Printmaking from all periods and schools is represented in the museum´s collections in an overwhelming quality, scope, and diversity. Particular highlights in our holdings are formed by works from the high-modern period, with Edvard Munch, Ernst Ludwig Kirchner, and Pablo Picasso, the art of the postwar period, with Alberto Giacometti, Pop art with Richard Hamilton, Andy Warhol, Jasper Johns, and Frank Stella, and Conceptual art and Minimal art. A new and emerging strength in the collection is in the area of contemporary art, with ongoing accessions by internationally important artists active in Berlin.
Works of art on paper react particularly sensitively to light. For this reason, and due to the sheer scale of the collection, the museum’s works are not on permanent display. The Kupferstichkabinett instead holds temporary exhibitions and displays of works from its collection. In addition, visitors are invited to study original artworks of their choice in the study room.
The Kupferstichkabinett (Museum of Prints and Drawings) has a long history dating back to 1652, when the 'Great Elector' (Friedrich Wilhelm of Brandenburg) purchased around 2500 drawings and watercolours for the royal court library. Systematic collecting activity in this area only got under way two centuries later, in 1831, with the official establishment of the Kupferstichkabinett, which was initially housed in the Altes Museum and later the Neues Museum as the third department of the Royal Prussian Museums (the precursor to today’s Staatliche Museen). The other two departments at the time were the Antikensammlung and the Gemäldegalerie. The purchase of large private collections vastly expanded the museum collection in the 19th century, the most notable of which being the collections of: Karl Ferdinand Friedrich von Nagler in 1835, Vincenzo and Michelangelo Pacetti in 1843, Alexander Hamilton (10th Duke of Hamilton) and William Alexander Hamilton (12th Duke of Hamilton), both in 1882, and finally Adolf von Beckerath in 1902.
In the 20th century new accessions have tended to concentrate once again on contemporary trends and styles in art, albeit without neglecting more traditional areas. Due to the painful loss of scores of modern artworks which the Nazis confiscated and often wilfully destroyed, concrete steps were taken after the war to rebuild the museum’s collection of prints originating from the first half of the 20th century. Thanks to these measures, we have since managed to close the gaps in the collection, for instance regarding German Expressionist prints and drawings. From the sixties onwards one major focus in our acquisitions activity has been on works by English and American Pop artists.
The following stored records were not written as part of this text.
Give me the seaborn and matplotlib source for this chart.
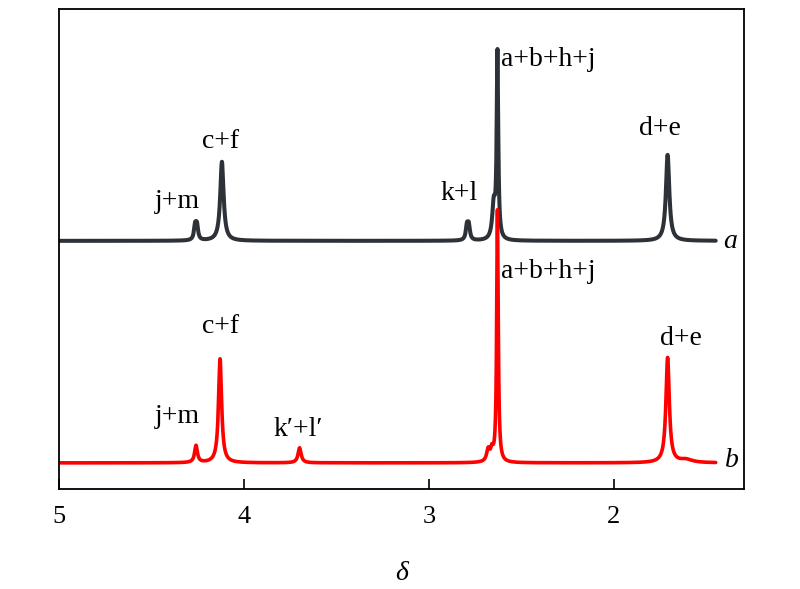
import numpy as np
import pandas as pd
import matplotlib
matplotlib.use("Agg")
import matplotlib.pyplot as plt
import seaborn as sns

# peak data (delta in ppm, height above baseline)
pos_a = [4.265, 4.255, 4.12, 2.795, 2.785, 2.65, 2.63, 1.71]
amp_a = [0.14, 0.14, 0.79, 0.14, 0.14, 0.34, 1.85, 0.86]
wid_a = [0.007, 0.007, 0.011, 0.007, 0.007, 0.010, 0.005, 0.011]

pos_b = [4.26, 4.13, 3.70, 2.68, 2.66, 2.63, 1.71, 1.61]
amp_b = [0.17, 1.04, 0.15, 0.12, 0.10, 2.52, 1.05, 0.03]
wid_b = [0.009, 0.010, 0.010, 0.010, 0.008, 0.005, 0.011, 0.040]

base_a = 2.48
base_b = 0.26
x_start, x_end = 5.0, 1.45

labels_a = ["j+m", "c+f", "k+l", "a+b+h+j", "d+e"]
labels_b = ["j+m", "c+f", "k\u2032+l\u2032", "a+b+h+j", "d+e"]


def spectrum(pos, amp, wid, base):
    x = np.linspace(x_end, x_start, 6000)
    y = np.full_like(x, base)
    for p, a, w in zip(pos, amp, wid):
        y += a / (1 + ((x - p) / w) ** 2)
    return pd.DataFrame({"delta": x, "y": y})


sns.set_theme(style="white")
plt.rcParams["font.family"] = ["Liberation Serif", "DejaVu Serif"]
plt.rcParams["text.color"] = "black"

fig = plt.figure(figsize=(8, 5.89), dpi=100)
ax = fig.add_axes([0.074, 0.170, 0.856, 0.815])

df_a = spectrum(pos_a, amp_a, wid_a, base_a)
df_b = spectrum(pos_b, amp_b, wid_b, base_b)
sns.lineplot(data=df_a, x="delta", y="y", ax=ax, color="#2c3237", lw=2.9,
             sort=False, estimator=None)
sns.lineplot(data=df_b, x="delta", y="y", ax=ax, color="#ff0000", lw=2.6,
             sort=False, estimator=None)

ax.set_xlim(5.0, 1.297)
ax.set_ylim(0, 4.8)
ax.set_xticks([5, 4, 3, 2])
ax.set_xticklabels(["5", "4", "3", "2"], fontsize=19, color="black")
ax.set_yticks([])
ax.tick_params(axis="x", direction="in", length=7, width=1.2, pad=12,
               colors="black", bottom=True)
for s in ax.spines.values():
    s.set_color("black")
    s.set_linewidth(1.3)
ax.set_xlabel("\u03b4", fontsize=20, style="italic", labelpad=24, color="black")
ax.set_ylabel("")

fs = 20
# labels for spectrum a
ax.text(4.36, 2.81, labels_a[0], fontsize=fs, ha="center", va="baseline")
ax.text(4.13, 3.41, labels_a[1], fontsize=fs, ha="center", va="baseline")
ax.text(2.84, 2.89, labels_a[2], fontsize=fs, ha="center", va="baseline")
ax.text(2.61, 4.23, labels_a[3], fontsize=fs, ha="left", va="baseline")
ax.text(1.75, 3.54, labels_a[4], fontsize=fs, ha="center", va="baseline")
ax.text(1.37, 2.41, "a", fontsize=fs, style="italic", ha="center", va="baseline")
# labels for spectrum b
ax.text(4.36, 0.66, labels_b[0], fontsize=fs, ha="center", va="baseline")
ax.text(4.13, 1.56, labels_b[1], fontsize=fs, ha="center", va="baseline")
ax.text(3.71, 0.53, labels_b[2], fontsize=fs, ha="center", va="baseline")
ax.text(2.61, 2.11, labels_b[3], fontsize=fs, ha="left", va="baseline")
ax.text(1.64, 1.44, labels_b[4], fontsize=fs, ha="center", va="baseline")
ax.text(1.36, 0.22, "b", fontsize=fs, style="italic", ha="center", va="baseline")

fig.savefig("out.png", dpi=100)
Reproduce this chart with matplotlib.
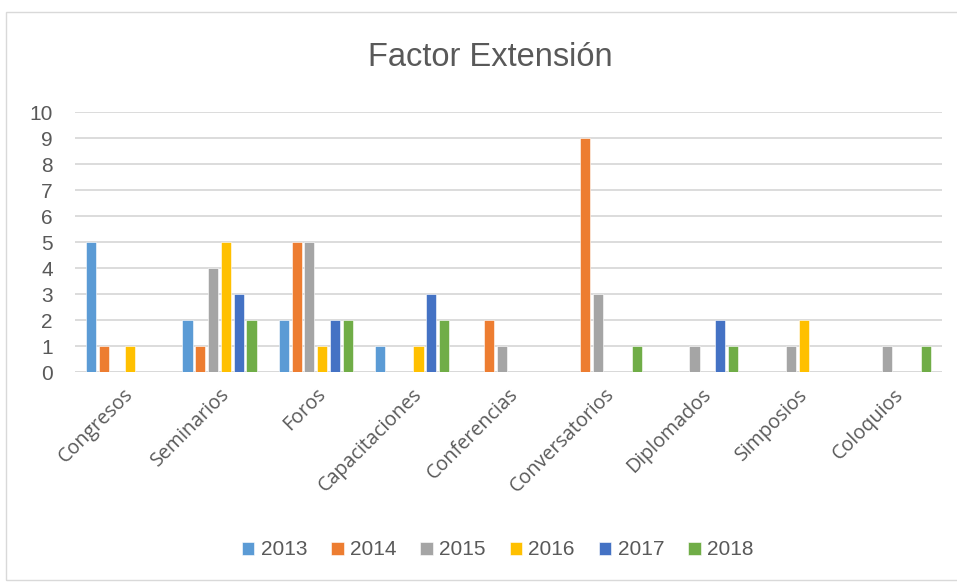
import numpy as np
import matplotlib
matplotlib.use("Agg")
import matplotlib.pyplot as plt
from matplotlib.patches import Rectangle

categorias = ["Congresos", "Seminarios", "Foros", "Capacitaciones", "Conferencias",
              "Conversatorios", "Diplomados", "Simposios", "Coloquios"]
anos = ["2013", "2014", "2015", "2016", "2017", "2018"]
v2013 = [5, 2, 2, 1, 0, 0, 0, 0, 0]
v2014 = [1, 1, 5, 0, 2, 9, 0, 0, 0]
v2015 = [0, 4, 5, 0, 1, 3, 1, 1, 1]
v2016 = [1, 5, 1, 1, 0, 0, 0, 2, 0]
v2017 = [0, 3, 2, 3, 0, 0, 2, 0, 0]
v2018 = [0, 2, 2, 2, 0, 1, 1, 0, 1]
series = [v2013, v2014, v2015, v2016, v2017, v2018]
cores = ["#5B9BD5", "#ED7D31", "#A5A5A5", "#FFC000", "#4472C4", "#70AD47"]

texto = "#595959"
plt.rcParams["font.family"] = ["Liberation Sans", "DejaVu Sans"]

fig = plt.figure(figsize=(9.57, 5.82), dpi=100)
ax = fig.add_axes([0.0784, 0.3608, 0.9056, 0.4462])

x = np.arange(len(categorias))
passo = 0.133
largura = 0.105
for i, (vals, cor, ano) in enumerate(zip(series, cores, anos)):
    ax.bar(x + (i - 2.5) * passo, vals, width=largura, color=cor, label=ano,
           edgecolor="white", linewidth=0.4, zorder=3)

ax.set_xlim(-0.5, len(categorias) - 0.5)
ax.set_ylim(0, 10)
ax.set_yticks(range(0, 11))
ax.grid(axis="y", color="#D9D9D9", linewidth=1.3, zorder=0)
ax.set_axisbelow(True)
for s in ax.spines.values():
    s.set_visible(False)
ax.axhline(0, color="#D9D9D9", linewidth=1.3, zorder=1)
ax.tick_params(length=0, labelsize=15, colors=texto)
ax.tick_params(axis="y", pad=16)
ax.set_xticks(x)
ax.set_xticklabels(categorias, rotation=45, ha="right", rotation_mode="anchor",
                   fontfamily="Open Sans", fontsize=14.2)
ax.tick_params(axis="x", pad=9)

fig.text(0.512, 0.902, "Factor Extensión", ha="center", va="center",
         fontsize=23.5, color=texto)

fig.legend(loc="center", bbox_to_anchor=(0.52, 0.055), ncol=6, frameon=False,
           fontsize=15, handlelength=0.6, handleheight=0.6, handletextpad=0.3,
           columnspacing=1.15, labelcolor=texto)

fig.patches.append(Rectangle((0.006, 0.003), 1.2, 0.976, transform=fig.transFigure,
                             fill=False, edgecolor="#D9D9D9", linewidth=1))

fig.savefig("out.png", dpi=100)
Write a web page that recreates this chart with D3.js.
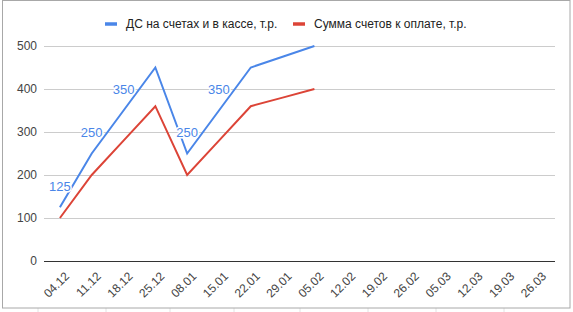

After 1945, the Kupferstichkabinett was one of the many collections to suffer institutional fracturing through the political division of the city. After the subsequent remerger of the collections from East and West Berlin, the Kupferstichkabinett took up permanent residency at the Kulturforum in March 1994, and has again since enjoyed close proximity to other collections of European art at the Staatliche Museen zu Berlin.
Recently, the collection has been able to acquire several important individual sheets and groups of works by Rembrandt, Karl Friedrich Schinkel, Claes Oldenburg, Pablo Picasso, Franz Gertsch, Caspar David Friedrich, and an entire collection of rare German masterpieces dating from the late Gothic period and early Renaissance, known collectively as the 'Kleiner Klebeband', ('Small Album'). We have also been fortunate to receive several donations and bequests of private collections, including the Wilhelm Soldan Collection, the donation Hans + Uschi Welle, the donation Haralampi G. Oroschakoff, the donation Paul Maenz Gerd de Vries and the donation Christoph Müller. Parts of the Marzona Collection (partly acquisition, partly donation) are also found at the Kupferstichkabinett as well as Hamburger Bahnhof – Nationalgalerie der Gegenwart and the Book and Media Art Collection of the Kunstbibliothek.